- Global study indicates $1tn gap between available supply chain finance and funds in use
- Digitalisation of supply chain finance can help unlock opportunities for both buyers and suppliers
- It enhances visibility and transparency for all those involved, building greater trust in the process
- Key drivers of such solutions include lenders (banks), fintech providers and buyers (corporates)
- Digital supply chain finance solutions are expected to constantly evolve in keeping with market requirements
Digitalisation can help narrow the global gap between available supply chain finance and the funds currently in use, according to Reda Ezzat, senior vice-president – head of trade and structured finance at Mashreq Bank.
“There is a clear opportunity, a gap that we think can be bridged through the use of digital solutions in optimising the access to and implementation of supply chain finance products,” says Ezzat.

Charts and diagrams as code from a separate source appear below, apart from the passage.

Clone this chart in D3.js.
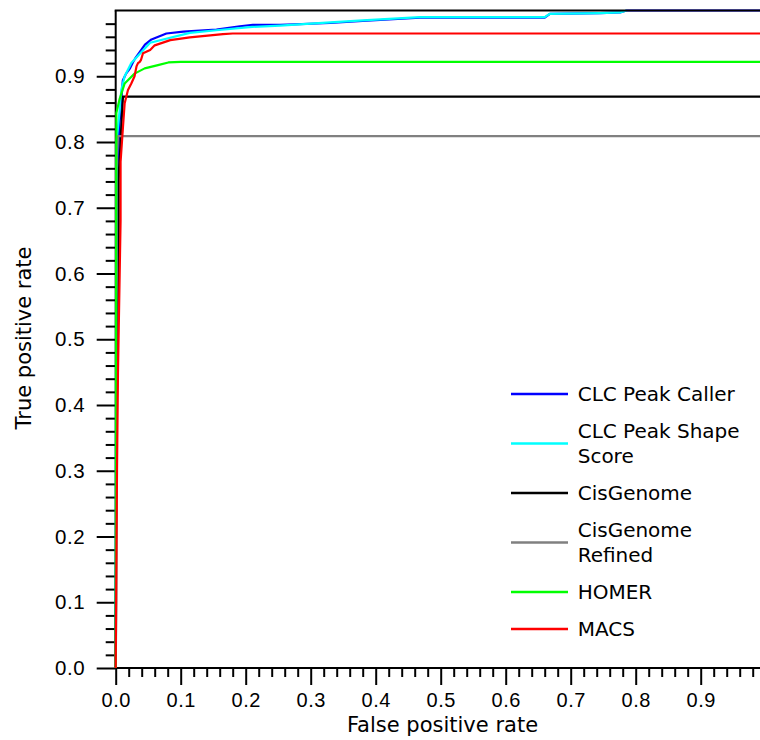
<!DOCTYPE html>
<html>
<head>
<meta charset="utf-8">
<script src="https://cdn.jsdelivr.net/npm/d3@7"></script>
<style>
    body { margin: 0; background: #fff; }
    svg { display: block; font-family: "DejaVu Sans", sans-serif; }
</style>
</head>
<body>
<div id="chartContainer"></div>
<script>
// ROC curves: false positive rate / true positive rate
const seriesNames = ["CLC Peak Caller", "CLC Peak Shape Score", "CisGenome", "CisGenome Refined", "HOMER", "MACS"];
const seriesColors = ["#0000ff", "#00ffff", "#000000", "#808080", "#00ff00", "#ff0000"];

const clcCallerFpr = [0, 0.0005, 0.001, 0.002, 0.006, 0.011, 0.016, 0.022, 0.027, 0.030, 0.045, 0.055, 0.078, 0.104, 0.155, 0.191, 0.211, 0.253, 0.33, 0.38, 0.468, 0.535, 0.66, 0.668, 0.745, 0.776, 0.786, 1];
const clcCallerTpr = [0, 0.3, 0.6, 0.75, 0.83, 0.894, 0.904, 0.912, 0.922, 0.927, 0.948, 0.956, 0.965, 0.968, 0.971, 0.976, 0.978, 0.978, 0.981, 0.984, 0.989, 0.989, 0.989, 0.995, 0.996, 0.997, 1, 1];

const clcShapeFpr = [0, 0.0005, 0.001, 0.0015, 0.0062, 0.0086, 0.0138, 0.024, 0.053, 0.114, 0.155, 0.21, 0.253, 0.33, 0.38, 0.468, 0.535, 0.66, 0.668, 0.745, 0.776, 0.786];
const clcShapeTpr = [0, 0.4, 0.7, 0.803, 0.849, 0.879, 0.9, 0.92, 0.951, 0.966, 0.970, 0.975, 0.977, 0.982, 0.985, 0.990, 0.990, 0.990, 0.995, 0.996, 0.997, 1];

const cisFpr = [0, 0.001, 0.0025, 0.0046, 0.0046, 0.005, 0.0066, 0.0086, 0.0112, 1];
const cisTpr = [0, 0.3, 0.5, 0.6, 0.74, 0.757, 0.783, 0.823, 0.869, 0.869];

const cisRefinedFpr = [0, 0.001, 0.0012, 0.0035, 1];
const cisRefinedTpr = [0, 0.1, 0.76, 0.809, 0.809];

const homerFpr = [0, 0.0005, 0.001, 0.0062, 0.0138, 0.029, 0.0446, 0.065, 0.081, 0.1, 1];
const homerTpr = [0, 0.5, 0.844, 0.866, 0.889, 0.904, 0.912, 0.917, 0.921, 0.922, 0.922];

const macsFpr = [0, 0.002, 0.0035, 0.0075, 0.0075, 0.0112, 0.0138, 0.0189, 0.024, 0.029, 0.032, 0.0343, 0.037, 0.039, 0.042, 0.053, 0.06, 0.084, 0.114, 0.165, 0.18, 1];
const macsTpr = [0, 0.3, 0.45, 0.68, 0.77, 0.823, 0.859, 0.879, 0.889, 0.9, 0.915, 0.92, 0.922, 0.925, 0.935, 0.94, 0.947, 0.955, 0.959, 0.964, 0.965, 0.965];

const fprSets = [clcCallerFpr, clcShapeFpr, cisFpr, cisRefinedFpr, homerFpr, macsFpr];
const tprSets = [clcCallerTpr, clcShapeTpr, cisTpr, cisRefinedTpr, homerTpr, macsTpr];

const majorTicks = [0, 0.1, 0.2, 0.3, 0.4, 0.5, 0.6, 0.7, 0.8, 0.9];
const legendLines = [["CLC Peak Caller"], ["CLC Peak Shape", "Score"], ["CisGenome"], ["CisGenome", "Refined"], ["HOMER"], ["MACS"]];

function init() {
    const width = 760, height = 740;

    const svg = d3.select("#chartContainer").append("svg")
        .attr("width", width)
        .attr("height", height);

    const x = d3.scaleLinear().domain([0, 1]).range([115.7, 765.7]);
    const y = d3.scaleLinear().domain([0, 1]).range([668, 10.5]);

    const minorTicks = d3.range(0, 51).map(i => i * 0.02).filter(v => Math.round(v * 50) % 5 !== 0);

    // minor ticks
    svg.append("g")
        .attr("transform", `translate(0, ${y(0)})`)
        .call(d3.axisBottom(x).tickValues(minorTicks).tickSize(9).tickFormat(""))
        .call(g => g.select(".domain").remove())
        .selectAll("line").attr("stroke-width", 2);

    svg.append("g")
        .attr("transform", `translate(${x(0)}, 0)`)
        .call(d3.axisLeft(y).tickValues(minorTicks).tickSize(10).tickFormat(""))
        .call(g => g.select(".domain").remove())
        .selectAll("line").attr("stroke-width", 2);

    // major ticks + labels
    const xAxis = svg.append("g")
        .attr("transform", `translate(0, ${y(0)})`)
        .call(d3.axisBottom(x).tickValues(majorTicks).tickSize(17).tickPadding(7.8).tickFormat(d3.format(".1f")))
        .call(g => g.select(".domain").remove());
    xAxis.selectAll("line").attr("stroke-width", 2);
    xAxis.selectAll("text").attr("fill", "#000").style("font-size", "20px").style("letter-spacing", "0.6px");

    const yAxis = svg.append("g")
        .attr("transform", `translate(${x(0)}, 0)`)
        .call(d3.axisLeft(y).tickValues(majorTicks).tickSize(19).tickPadding(11.5).tickFormat(d3.format(".1f")))
        .call(g => g.select(".domain").remove());
    yAxis.selectAll("line").attr("stroke-width", 2);
    yAxis.selectAll("text").attr("fill", "#000").style("font-size", "20.5px").style("letter-spacing", "0.6px");

    // axis frame lines
    svg.append("line")
        .attr("x1", x(0)).attr("x2", width)
        .attr("y1", y(0)).attr("y2", y(0))
        .attr("stroke", "#000").attr("stroke-width", 2);
    svg.append("line")
        .attr("x1", x(0)).attr("x2", x(0))
        .attr("y1", y(0)).attr("y2", y(1))
        .attr("stroke", "#000").attr("stroke-width", 2);

    // curves
    const line = d3.line()
        .x(d => x(d[0]))
        .y(d => y(d[1]));

    seriesNames.forEach((name, i) => {
        const pts = fprSets[i].map((f, j) => [f, tprSets[i][j]]);
        svg.append("path")
            .datum(pts)
            .attr("d", line)
            .attr("fill", "none")
            .attr("stroke", seriesColors[i])
            .attr("stroke-width", 2.2)
            .attr("stroke-linejoin", "round");
    });

    // top border
    svg.append("line")
        .attr("x1", x(0) - 1).attr("x2", width)
        .attr("y1", y(1)).attr("y2", y(1))
        .attr("stroke", "#000").attr("stroke-width", 2);

    // axis titles
    svg.append("text")
        .attr("x", 442.5)
        .attr("y", 732)
        .attr("text-anchor", "middle")
        .style("font-size", "21px")
        .text("False positive rate");

    svg.append("text")
        .attr("transform", "translate(31, 338) rotate(-90)")
        .attr("text-anchor", "middle")
        .style("font-size", "21px")
        .text("True positive rate");

    // legend
    const legend = svg.append("g");
    const lineH = 25, pad = 12;
    let top = 394 - (lineH + pad) / 2;
    legendLines.forEach((lines, i) => {
        const h = lines.length * lineH + pad;
        const cy = top + h / 2;
        legend.append("line")
            .attr("x1", 511).attr("x2", 568)
            .attr("y1", cy).attr("y2", cy)
            .attr("stroke", seriesColors[i])
            .attr("stroke-width", 2.7);
        const t = legend.append("text")
            .attr("x", 577.7)
            .style("font-size", "20px");
        lines.forEach((s, k) => {
            t.append("tspan")
                .attr("x", 577.7)
                .attr("y", cy - (lines.length - 1) * lineH / 2 + k * lineH + 7.3)
                .text(s);
        });
        top += h;
    });
}
window.onload = init;
</script>
</body>
</html>
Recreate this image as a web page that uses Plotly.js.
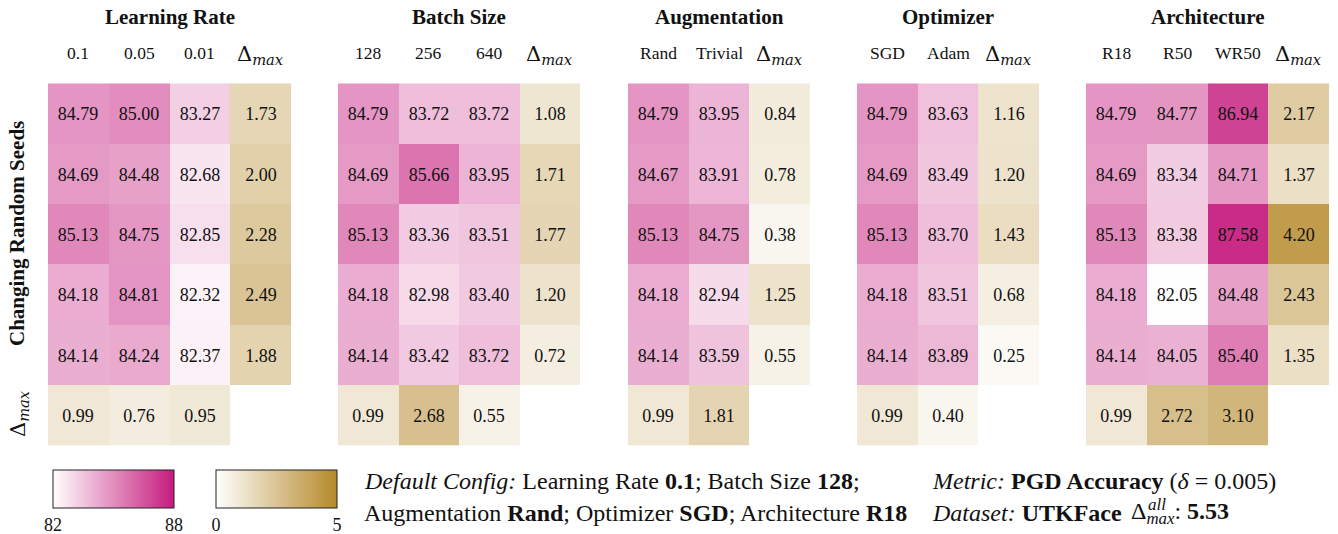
<!DOCTYPE html>
<html>
<head>
<meta charset="utf-8">
<script src="https://cdn.plot.ly/plotly-3.0.1.min.js"></script>
<style>html,body{margin:0;padding:0;background:#fff;}#chart{width:1338px;height:534px;}</style>
</head>
<body>
<div id="chart"></div>
<script>
// ---------------- data ----------------
const seedRows = ['Seed 1', 'Seed 2', 'Seed 3', 'Seed 4', 'Seed 5'];
const deltaLabel = 'Δmax';

const panelTitles = ['Learning Rate', 'Batch Size', 'Augmentation', 'Optimizer', 'Architecture'];

const lrLabels = ['0.1', '0.05', '0.01'];
const lrValues = [
  [84.79, 85.00, 83.27],
  [84.69, 84.48, 82.68],
  [85.13, 84.75, 82.85],
  [84.18, 84.81, 82.32],
  [84.14, 84.24, 82.37]
];
const lrRowDelta = [1.73, 2.00, 2.28, 2.49, 1.88];
const lrColDelta = [0.99, 0.76, 0.95];

const bsLabels = ['128', '256', '640'];
const bsValues = [
  [84.79, 83.72, 83.72],
  [84.69, 85.66, 83.95],
  [85.13, 83.36, 83.51],
  [84.18, 82.98, 83.40],
  [84.14, 83.42, 83.72]
];
const bsRowDelta = [1.08, 1.71, 1.77, 1.20, 0.72];
const bsColDelta = [0.99, 2.68, 0.55];

const augLabels = ['Rand', 'Trivial'];
const augValues = [
  [84.79, 83.95],
  [84.67, 83.91],
  [85.13, 84.75],
  [84.18, 82.94],
  [84.14, 83.59]
];
const augRowDelta = [0.84, 0.78, 0.38, 1.25, 0.55];
const augColDelta = [0.99, 1.81];

const optLabels = ['SGD', 'Adam'];
const optValues = [
  [84.79, 83.63],
  [84.69, 83.49],
  [85.13, 83.70],
  [84.18, 83.51],
  [84.14, 83.89]
];
const optRowDelta = [1.16, 1.20, 1.43, 0.68, 0.25];
const optColDelta = [0.99, 0.40];

const archLabels = ['R18', 'R50', 'WR50'];
const archValues = [
  [84.79, 84.77, 86.94],
  [84.69, 83.34, 84.71],
  [85.13, 83.38, 87.58],
  [84.18, 82.05, 84.48],
  [84.14, 84.05, 85.40]
];
const archRowDelta = [2.17, 1.37, 4.20, 2.43, 1.35];
const archColDelta = [0.99, 2.72, 3.10];

const accRange = [82, 88];
const deltaRange = [0, 5];
const deltaAll = '5.53';

// ---------------- layout helpers ----------------
const W = 1338, H = 534;
const px = x => x / W;
const py = y => 1 - y / H;

const panels = [
  {labels: lrLabels, vals: lrValues, rowD: lrRowDelta, colD: lrColDelta, x0: 48, x1: 291},
  {labels: bsLabels, vals: bsValues, rowD: bsRowDelta, colD: bsColDelta, x0: 338, x1: 580},
  {labels: augLabels, vals: augValues, rowD: augRowDelta, colD: augColDelta, x0: 628, x1: 810},
  {labels: optLabels, vals: optValues, rowD: optRowDelta, colD: optColDelta, x0: 857, x1: 1039},
  {labels: archLabels, vals: archValues, rowD: archRowDelta, colD: archColDelta, x0: 1086, x1: 1329}
];
const gridTop = 83.3, gridBottom = 445.7;
const serif = "'Liberation Serif', 'Times New Roman', serif";
const mathSerif = "'DejaVu Serif', serif";
const ink = '#111111';
const deltaHtml = 'Δ<sub><i>max</i></sub>';

const traces = [];
const cbCommon = {
  orientation: 'h', xanchor: 'left', y: py(470), yanchor: 'top',
  len: 121, lenmode: 'pixels', thickness: 38, thicknessmode: 'pixels',
  xpad: 0, ypad: 0, outlinewidth: 1, outlinecolor: '#222',
  ticks: '', ticklen: 0, tickfont: {family: serif, size: 18, color: ink}
};
const layout = {
  width: W, height: H,
  margin: {l: 0, r: 0, t: 0, b: 0},
  paper_bgcolor: '#ffffff', plot_bgcolor: '#ffffff',
  showlegend: false,
  font: {family: serif, color: ink},
  annotations: [],
  coloraxis: {
    cmin: accRange[0], cmax: accRange[1],
    colorscale: [[0, '#ffffff'], [1, '#c51b7d']],
    colorbar: Object.assign({}, cbCommon, {x: px(53), tickvals: accRange, ticktext: accRange.map(String)})
  },
  coloraxis2: {
    cmin: deltaRange[0], cmax: deltaRange[1],
    colorscale: [[0, '#ffffff'], [1, '#b5892a']],
    colorbar: Object.assign({}, cbCommon, {x: px(216), tickvals: deltaRange, ticktext: deltaRange.map(String)})
  }
};

const cellFont = {family: serif, size: 18, color: ink};

panels.forEach((p, i) => {
  const n = i + 1;
  const xa = n === 1 ? 'x' : 'x' + n;
  const ya = n === 1 ? 'y' : 'y' + n;
  const xCats = p.labels.concat([deltaLabel]);
  const yCats = seedRows.concat([deltaLabel]);
  layout[n === 1 ? 'xaxis' : 'xaxis' + n] = {
    domain: [px(p.x0), px(p.x1)], anchor: ya,
    type: 'category', categoryorder: 'array', categoryarray: xCats,
    range: [-0.5, xCats.length - 0.5],
    showticklabels: false, showgrid: false, zeroline: false, showline: false, ticks: '', fixedrange: true
  };
  layout[n === 1 ? 'yaxis' : 'yaxis' + n] = {
    domain: [py(gridBottom), py(gridTop)], anchor: xa,
    type: 'category', categoryorder: 'array', categoryarray: yCats,
    range: [yCats.length - 0.5, -0.5],
    showticklabels: false, showgrid: false, zeroline: false, showline: false, ticks: '', fixedrange: true
  };
  // delta cells (per-seed column + per-config row), empty elsewhere
  const deltaZ = p.vals.map((row, k) => row.map(() => null).concat([p.rowD[k]]))
    .concat([p.colD.concat([null])]);
  traces.push({
    type: 'heatmap', xaxis: xa, yaxis: ya,
    x: xCats, y: yCats, z: deltaZ, coloraxis: 'coloraxis2',
    texttemplate: '%{z:.2f}', textfont: cellFont, hoverinfo: 'skip', hoverongaps: false
  });
  // accuracy cells
  traces.push({
    type: 'heatmap', xaxis: xa, yaxis: ya,
    x: p.labels, y: seedRows, z: p.vals, coloraxis: 'coloraxis',
    texttemplate: '%{z:.2f}', textfont: cellFont, hoverinfo: 'skip'
  });
  layout.annotations.push({
    text: '<b>' + panelTitles[i] + '</b>', xref: 'paper', yref: 'paper',
    x: px((p.x0 + p.x1) / 2), y: py(17), xanchor: 'center', yanchor: 'middle',
    showarrow: false, font: {family: serif, size: 21, color: ink}
  });
  xCats.forEach((c, j) => {
    const isDelta = j === xCats.length - 1;
    layout.annotations.push({
      text: isDelta ? deltaHtml : c, xref: xa, yref: 'paper', x: j, y: py(isDelta ? 55 : 53),
      xanchor: 'center', yanchor: 'middle', showarrow: false,
      font: isDelta ? {family: mathSerif, size: 21, color: ink} : {family: serif, size: 17.5, color: ink}
    });
  });
});

layout.annotations.push({
  text: '<b>Changing Random Seeds</b>', xref: 'paper', yref: 'paper',
  x: px(17), y: py(234), textangle: -90, xanchor: 'center', yanchor: 'middle',
  showarrow: false, font: {family: serif, size: 21, color: ink}
});
layout.annotations.push({
  text: deltaHtml, xref: 'paper', yref: 'paper',
  x: px(19), y: py(414), textangle: -90, xanchor: 'center', yanchor: 'middle',
  showarrow: false, font: {family: mathSerif, size: 21, color: ink}
});

const noteFont = {family: serif, size: 24, color: ink};
const notes = [
  {t: '<i>Default Config:</i> Learning Rate <b>0.1</b>; Batch Size <b>128</b>;', x: 362, y: 481},
  {t: 'Augmentation <b>Rand</b>; Optimizer <b>SGD</b>; Architecture <b>R18</b>', x: 362, y: 513},
  {t: '<i>Metric:</i> <b>PGD Accuracy</b> (<i>δ</i> = 0.005)', x: 930, y: 481},
  {t: '<i>Dataset:</i> <b>UTKFace</b>', x: 930, y: 513}
];
notes.forEach(nt => layout.annotations.push({
  text: nt.t, xref: 'paper', yref: 'paper', x: px(nt.x), y: py(nt.y),
  xanchor: 'left', yanchor: 'middle', showarrow: false, font: noteFont
}));
// overall delta: Δ with stacked "all" (superscript) over "max" (subscript)
layout.annotations.push({
  text: 'Δ<sub><i>max</i></sub>: <b>' + deltaAll + '</b>', xref: 'paper', yref: 'paper',
  x: px(1129), y: py(513), xanchor: 'left', yanchor: 'middle', showarrow: false,
  font: {family: serif, size: 24, color: ink}
});
layout.annotations.push({
  text: '<i>all</i>', xref: 'paper', yref: 'paper',
  x: px(1146), y: py(504), xanchor: 'left', yanchor: 'middle', showarrow: false,
  font: {family: serif, size: 17, color: ink}
});

Plotly.newPlot('chart', traces, layout, {displayModeBar: false, staticPlot: true});
</script>
</body>
</html>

Nearly $1.8tn of supply chain finance is available globally, while only $713bn is currently in use, according to estimates by receivables finance analyst BCR Publishing.
Driven by both banks and corporate businesses, digital supply chain finance solutions have seen an increase in adoption in recent years.
“Supply chain finance has been around for a while, but it is really digitalisation of the process that has been the catalyst,” says Ezzat. “Technology has made the product much more viable, especially for corporates with deep and diversified supply chains.”
Studies conducted by McKinsey Global Company in 2020 highlight that more than 60 per cent of the total addressable trade finance market is concentrated in supply chain finance.
McKinsey further estimates that the future potential market for supply-chain finance stands at $17tn. The global gap in trade finance, however, further widened by the Covid-19 pandemic, could hamper access to this pool.
By introducing a technology platform as part of the wider product offering, banks and fintechs are now able to provide a more holistic value proposition that goes beyond merely financing against extended payment terms.
“Digitalisation allows greater visibility of cash flow, while complementing decision-making processes through the use of data analytics,” says Ezzat. “It also allows businesses to better align with reporting requirements.”
He also emphasises the need for CFOs and treasurers to recognise the value that supply chain finance can bring to the table and work jointly with their procurement partners to build more resilience and sustainability into their business.
“In an environment where the priority is to optimise the cost of finance, the relevant decision-makers must look at the bigger picture,” he says. “It is equally important to inculcate better buyer-supplier relationships, to build a more resilient ecosystem – and digital supply chain finance can be an effective way to do so.”